• _DATA PROVIDED_:

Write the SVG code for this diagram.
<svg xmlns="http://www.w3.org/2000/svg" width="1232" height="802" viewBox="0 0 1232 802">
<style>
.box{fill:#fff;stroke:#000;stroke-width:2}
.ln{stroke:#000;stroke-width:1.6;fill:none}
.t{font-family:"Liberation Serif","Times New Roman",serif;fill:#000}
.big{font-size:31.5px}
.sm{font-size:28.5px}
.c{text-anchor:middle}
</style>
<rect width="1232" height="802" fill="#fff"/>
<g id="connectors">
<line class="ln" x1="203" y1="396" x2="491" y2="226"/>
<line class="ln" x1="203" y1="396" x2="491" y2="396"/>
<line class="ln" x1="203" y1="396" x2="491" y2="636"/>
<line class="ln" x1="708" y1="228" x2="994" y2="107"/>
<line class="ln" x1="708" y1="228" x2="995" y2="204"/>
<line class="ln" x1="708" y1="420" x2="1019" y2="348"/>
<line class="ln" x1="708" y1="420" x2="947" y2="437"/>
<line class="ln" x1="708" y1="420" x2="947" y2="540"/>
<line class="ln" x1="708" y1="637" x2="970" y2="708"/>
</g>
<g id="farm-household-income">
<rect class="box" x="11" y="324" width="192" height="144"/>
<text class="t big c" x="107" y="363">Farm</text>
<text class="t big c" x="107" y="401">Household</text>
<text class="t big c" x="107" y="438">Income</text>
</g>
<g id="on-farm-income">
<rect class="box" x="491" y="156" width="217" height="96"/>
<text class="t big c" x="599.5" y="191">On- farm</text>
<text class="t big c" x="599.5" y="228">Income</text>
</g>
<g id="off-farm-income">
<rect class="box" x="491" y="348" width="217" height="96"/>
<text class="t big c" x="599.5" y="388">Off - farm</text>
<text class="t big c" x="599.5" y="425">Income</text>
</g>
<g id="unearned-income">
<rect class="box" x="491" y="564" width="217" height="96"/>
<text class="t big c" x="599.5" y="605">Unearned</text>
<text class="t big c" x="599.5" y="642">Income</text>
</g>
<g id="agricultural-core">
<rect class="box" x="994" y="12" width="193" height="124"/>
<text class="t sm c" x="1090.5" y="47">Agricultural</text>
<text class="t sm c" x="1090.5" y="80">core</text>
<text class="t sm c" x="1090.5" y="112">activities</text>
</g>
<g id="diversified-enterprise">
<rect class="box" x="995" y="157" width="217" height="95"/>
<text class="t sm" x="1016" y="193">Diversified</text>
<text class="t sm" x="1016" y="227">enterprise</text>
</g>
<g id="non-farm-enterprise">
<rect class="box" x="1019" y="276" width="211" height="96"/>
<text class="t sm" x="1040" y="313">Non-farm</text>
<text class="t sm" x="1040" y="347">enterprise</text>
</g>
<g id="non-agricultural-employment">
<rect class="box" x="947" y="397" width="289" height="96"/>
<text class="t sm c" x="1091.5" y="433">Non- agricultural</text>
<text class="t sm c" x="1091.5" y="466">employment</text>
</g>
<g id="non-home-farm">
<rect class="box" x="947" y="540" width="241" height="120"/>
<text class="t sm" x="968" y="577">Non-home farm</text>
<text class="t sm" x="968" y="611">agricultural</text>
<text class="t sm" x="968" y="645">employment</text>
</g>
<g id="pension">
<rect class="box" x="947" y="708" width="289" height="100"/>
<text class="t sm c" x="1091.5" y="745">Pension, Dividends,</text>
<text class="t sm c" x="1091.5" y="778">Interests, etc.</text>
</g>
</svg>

• _TASK INSTRUCTIONS_: Restate the data above word for word.

• _SOLUTION FOR THIS EXERCISE_:
Write the SVG code for this diagram.
<svg xmlns="http://www.w3.org/2000/svg" width="1232" height="802" viewBox="0 0 1232 802">
<style>
.box{fill:#fff;stroke:#000;stroke-width:2}
.ln{stroke:#000;stroke-width:1.6;fill:none}
.t{font-family:"Liberation Serif","Times New Roman",serif;fill:#000}
.big{font-size:31.5px}
.sm{font-size:28.5px}
.c{text-anchor:middle}
</style>
<rect width="1232" height="802" fill="#fff"/>
<g id="connectors">
<line class="ln" x1="203" y1="396" x2="491" y2="226"/>
<line class="ln" x1="203" y1="396" x2="491" y2="396"/>
<line class="ln" x1="203" y1="396" x2="491" y2="636"/>
<line class="ln" x1="708" y1="228" x2="994" y2="107"/>
<line class="ln" x1="708" y1="228" x2="995" y2="204"/>
<line class="ln" x1="708" y1="420" x2="1019" y2="348"/>
<line class="ln" x1="708" y1="420" x2="947" y2="437"/>
<line class="ln" x1="708" y1="420" x2="947" y2="540"/>
<line class="ln" x1="708" y1="637" x2="970" y2="708"/>
</g>
<g id="farm-household-income">
<rect class="box" x="11" y="324" width="192" height="144"/>
<text class="t big c" x="107" y="363">Farm</text>
<text class="t big c" x="107" y="401">Household</text>
<text class="t big c" x="107" y="438">Income</text>
</g>
<g id="on-farm-income">
<rect class="box" x="491" y="156" width="217" height="96"/>
<text class="t big c" x="599.5" y="191">On- farm</text>
<text class="t big c" x="599.5" y="228">Income</text>
</g>
<g id="off-farm-income">
<rect class="box" x="491" y="348" width="217" height="96"/>
<text class="t big c" x="599.5" y="388">Off - farm</text>
<text class="t big c" x="599.5" y="425">Income</text>
</g>
<g id="unearned-income">
<rect class="box" x="491" y="564" width="217" height="96"/>
<text class="t big c" x="599.5" y="605">Unearned</text>
<text class="t big c" x="599.5" y="642">Income</text>
</g>
<g id="agricultural-core">
<rect class="box" x="994" y="12" width="193" height="124"/>
<text class="t sm c" x="1090.5" y="47">Agricultural</text>
<text class="t sm c" x="1090.5" y="80">core</text>
<text class="t sm c" x="1090.5" y="112">activities</text>
</g>
<g id="diversified-enterprise">
<rect class="box" x="995" y="157" width="217" height="95"/>
<text class="t sm" x="1016" y="193">Diversified</text>
<text class="t sm" x="1016" y="227">enterprise</text>
</g>
<g id="non-farm-enterprise">
<rect class="box" x="1019" y="276" width="211" height="96"/>
<text class="t sm" x="1040" y="313">Non-farm</text>
<text class="t sm" x="1040" y="347">enterprise</text>
</g>
<g id="non-agricultural-employment">
<rect class="box" x="947" y="397" width="289" height="96"/>
<text class="t sm c" x="1091.5" y="433">Non- agricultural</text>
<text class="t sm c" x="1091.5" y="466">employment</text>
</g>
<g id="non-home-farm">
<rect class="box" x="947" y="540" width="241" height="120"/>
<text class="t sm" x="968" y="577">Non-home farm</text>
<text class="t sm" x="968" y="611">agricultural</text>
<text class="t sm" x="968" y="645">employment</text>
</g>
<g id="pension">
<rect class="box" x="947" y="708" width="289" height="100"/>
<text class="t sm c" x="1091.5" y="745">Pension, Dividends,</text>
<text class="t sm c" x="1091.5" y="778">Interests, etc.</text>
</g>
</svg>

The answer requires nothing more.